Glucose tolerant BGL can circumvent the problem of feedback inhibition, and if available in an enzyme cocktail for biomass hydrolysis can improve the efficiency of hydrolysis by shifting the equilibrium towards a higher product concentration than otherwise achievable. Few species of Aspergilli are known to produce glucose tolerant β-glucosidases and some of these enzymes have been cloned and characterized. It is expected that more of such glucose tolerant BGLs may be prevalent in nature especially in filamentous fungi. Isolation of such enzymes and knowledge about their properties, sequences and expression patterns can help in design of better enzyme cocktails for biomass hydrolysis as well as in targeted approaches for modifying the glucose tolerance of existing BGLs.

An Aspergillus strain was isolated at NIIST from decaying wood which produced BGL that was active at 0.5M Glucose concentration. The fungus was identified as Aspergillus niger and was deposited in NII culture collection with accession number NII 08121. Multiple BGL isoforms could be detected in this fungus by Native PAGE followed by activity staining using a fluorescent substrate for BGL. The isoforms were differentially induced in response to carbon sources and four isomers were detected, two of which showed glucose tolerance at 250mM glucose. Degenerate primers designed for BGL gene belonging to families 1, 3 and 5 of glycosyl hydrolases could amplify stretches from the genomic DNA. The amplicons on sequencing confirmed homology to BGLs belonging to respective families indicating presence of BGLs belonging to all three families glycosyl hydrolases in the fungus. The major BGL which was the highly expressed isoform in native strain was purified and characterized. It was 120kDa in size and was most active at pH 5.0 and stable at 50°C till 72 hours. It retained more than 90% of the activity up to 48h which indicated the suitability for biomass hydrolysis.

Conditions for BGL production were optimized in Solid State Fermentation (SSF) employing A. niger which resulted in improved enzyme yield. The enzyme produced under SSF retained 19 % activity in presence of 0.25M glucose.
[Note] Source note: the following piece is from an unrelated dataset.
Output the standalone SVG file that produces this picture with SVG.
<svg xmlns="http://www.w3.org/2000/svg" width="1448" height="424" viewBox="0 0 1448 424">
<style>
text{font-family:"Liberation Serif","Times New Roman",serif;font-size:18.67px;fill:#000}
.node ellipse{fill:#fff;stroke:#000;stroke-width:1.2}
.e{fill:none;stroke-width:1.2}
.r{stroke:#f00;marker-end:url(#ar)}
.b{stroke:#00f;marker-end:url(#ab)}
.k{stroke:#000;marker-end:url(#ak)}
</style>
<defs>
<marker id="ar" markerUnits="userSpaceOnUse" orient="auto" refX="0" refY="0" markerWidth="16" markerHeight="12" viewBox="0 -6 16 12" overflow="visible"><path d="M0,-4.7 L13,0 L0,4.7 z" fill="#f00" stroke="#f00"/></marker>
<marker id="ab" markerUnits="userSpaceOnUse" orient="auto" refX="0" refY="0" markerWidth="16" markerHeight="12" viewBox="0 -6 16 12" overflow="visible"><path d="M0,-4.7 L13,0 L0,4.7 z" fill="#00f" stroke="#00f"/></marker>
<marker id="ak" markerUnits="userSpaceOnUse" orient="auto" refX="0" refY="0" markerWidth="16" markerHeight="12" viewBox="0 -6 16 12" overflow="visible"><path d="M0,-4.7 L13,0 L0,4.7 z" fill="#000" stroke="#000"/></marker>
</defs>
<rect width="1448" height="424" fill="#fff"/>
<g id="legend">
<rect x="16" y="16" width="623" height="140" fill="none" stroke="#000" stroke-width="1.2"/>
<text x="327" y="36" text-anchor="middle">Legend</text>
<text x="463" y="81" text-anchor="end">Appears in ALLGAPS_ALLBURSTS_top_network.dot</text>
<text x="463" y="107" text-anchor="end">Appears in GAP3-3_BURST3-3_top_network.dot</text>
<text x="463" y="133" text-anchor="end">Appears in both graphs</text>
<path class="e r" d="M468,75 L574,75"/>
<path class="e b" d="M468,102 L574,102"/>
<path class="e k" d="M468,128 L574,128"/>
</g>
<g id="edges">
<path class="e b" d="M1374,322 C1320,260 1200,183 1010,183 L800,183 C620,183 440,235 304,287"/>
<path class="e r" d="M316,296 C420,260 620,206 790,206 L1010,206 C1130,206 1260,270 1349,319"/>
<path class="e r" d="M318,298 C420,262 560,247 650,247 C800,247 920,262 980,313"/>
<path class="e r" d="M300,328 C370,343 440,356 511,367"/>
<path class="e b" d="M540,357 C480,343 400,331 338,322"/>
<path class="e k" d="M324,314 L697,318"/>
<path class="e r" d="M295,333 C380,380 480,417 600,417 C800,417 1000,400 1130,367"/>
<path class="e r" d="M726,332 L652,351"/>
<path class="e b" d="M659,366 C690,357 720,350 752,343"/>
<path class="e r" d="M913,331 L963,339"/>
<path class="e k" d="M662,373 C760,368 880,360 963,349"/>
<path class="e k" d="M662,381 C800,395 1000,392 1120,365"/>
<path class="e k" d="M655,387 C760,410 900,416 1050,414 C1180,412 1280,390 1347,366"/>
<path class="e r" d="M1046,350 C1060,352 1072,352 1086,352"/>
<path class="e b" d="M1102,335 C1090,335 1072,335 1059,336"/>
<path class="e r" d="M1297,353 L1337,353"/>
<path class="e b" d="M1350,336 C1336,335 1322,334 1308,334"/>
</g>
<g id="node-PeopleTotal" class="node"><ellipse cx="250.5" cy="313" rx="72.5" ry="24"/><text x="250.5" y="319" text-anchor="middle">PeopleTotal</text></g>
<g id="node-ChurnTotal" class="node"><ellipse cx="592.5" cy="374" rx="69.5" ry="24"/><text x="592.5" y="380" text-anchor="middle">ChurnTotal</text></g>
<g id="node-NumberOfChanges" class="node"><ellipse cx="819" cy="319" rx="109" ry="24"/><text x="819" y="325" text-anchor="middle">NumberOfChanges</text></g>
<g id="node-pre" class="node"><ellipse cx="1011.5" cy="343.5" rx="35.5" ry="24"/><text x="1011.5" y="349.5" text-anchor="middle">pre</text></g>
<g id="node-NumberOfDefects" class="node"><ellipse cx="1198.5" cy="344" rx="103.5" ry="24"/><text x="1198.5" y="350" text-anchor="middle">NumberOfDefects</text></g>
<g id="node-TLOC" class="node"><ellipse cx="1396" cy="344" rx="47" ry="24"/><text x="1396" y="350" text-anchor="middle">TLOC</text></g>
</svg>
The major beta glucosidase (BGL1) of this fungus showed interesting properties including an optimum temperature of 70 °C, optimum pH of 5.0 and extended stability at 50 °C for more than 48h. To test the efficacy of A. niger BGL in biomass saccharification and ethanol production, enzyme blends were created using T. reesei cellulase. Cellulase production from T. reesei under solid state fermentation was optimized and the enzyme was produced using this fungus under optimized conditions for saccharification trials. T. reesei cellulase and the BGL from A. niger were used to create blends for biomass hydrolysis. Optimized enzyme cocktails were derived for efficient hydrolysis of pretreated rice straw, and the hydrolysate was used to demonstrate ethanol production by alcohol fermentation employing Saccharomyces cerevisiae.

The study has helped to reveal the property of differential induction of BGL isoforms in Aspergillus niger which can be used to manipulate culture conditions to produce the desired isoform in excess. Also, a laboratory process for producing BGL enzyme in high titers was derived. Major BGL isoform was purified and characterized and partial gene sequences of BGLs belonging to families 1, 3 and 5 of glycosyl hydrolases were obtained. This information would be very useful in isolating the full length cDNAs of these genes for further studies and possible over expression in suitable vectors.